On top of all this, he's still expected to be crazy about me, despite my moods, needs, and expectations. I still want him to look at me like he did before I had an enormous belly. The body he's used to being attracted to has been transformed. It's not just the belly, either. Everything has changed, and in some of the most sensitive places. When he hugs me he can only get so close. The baby between us keeps him at a distance. It's his job to act like he enjoys it all just as much as ever, but can he? How would I feel if he suddenly changed shape?
I also wonder how real this all feels to him. I'm often confounded by the idea that I'm about to be a mother, that this squirmy, kicking being inside me is, in fact, my own baby. If it's that hard for me to process reality when life is literally growing inside me, how can he possibly be prepared? I ask him if he can even believe it and all he can say is "Yeah. Of course I can."
I feel like this has all gone by in an instant. He says he feels like I've been pregnant forever. I'm up at night worrying about becoming a parent. He approaches the entire thing with some kind of mystical machismo, confident in our innate ability to care for a tiny infant.

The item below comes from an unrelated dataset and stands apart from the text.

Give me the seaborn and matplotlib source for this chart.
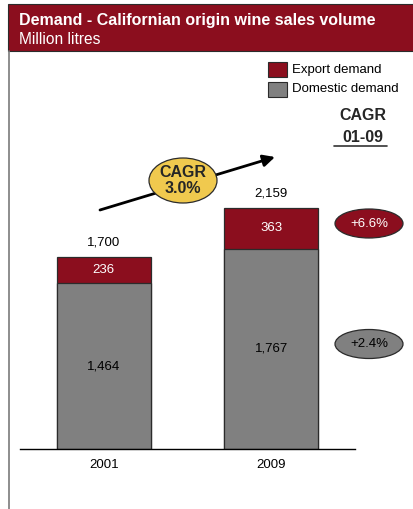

Once I was talking to him about infertility, and how powerful the drive to have a baby could be in a woman. When your body and your soul decides that it needs to be a mother, that feeling can be all-encompassing. It's an urge that screams to be fulfilled. I said that I thought it was puzzling that men didn't feel that same urge, and I wondered why he, specifically, a man who certainly wanted kids, wasn't equally destroyed by the prospect of not being able to have them.
He told me that he felt like women had their bodies to tell them if they needed a child, the urge to create, but that he thought men were different. Men, he said, can't understand how much they need their children until they have them, then suddenly they have a purpose, a meaning in their life that wasn't there before. The male urge comes after the baby, the urge to provide, protect, and nurture.
He said that if we really couldn't have kids of our own that it would hurt, but he could get past it. On the other hand, if he were unable to care for any kids that we did have, if he were to fail them, that would kill him in the same way that infertility was killing me.
Yeah, so maybe I should forgive him for not rubbing my feet. He's a good guy.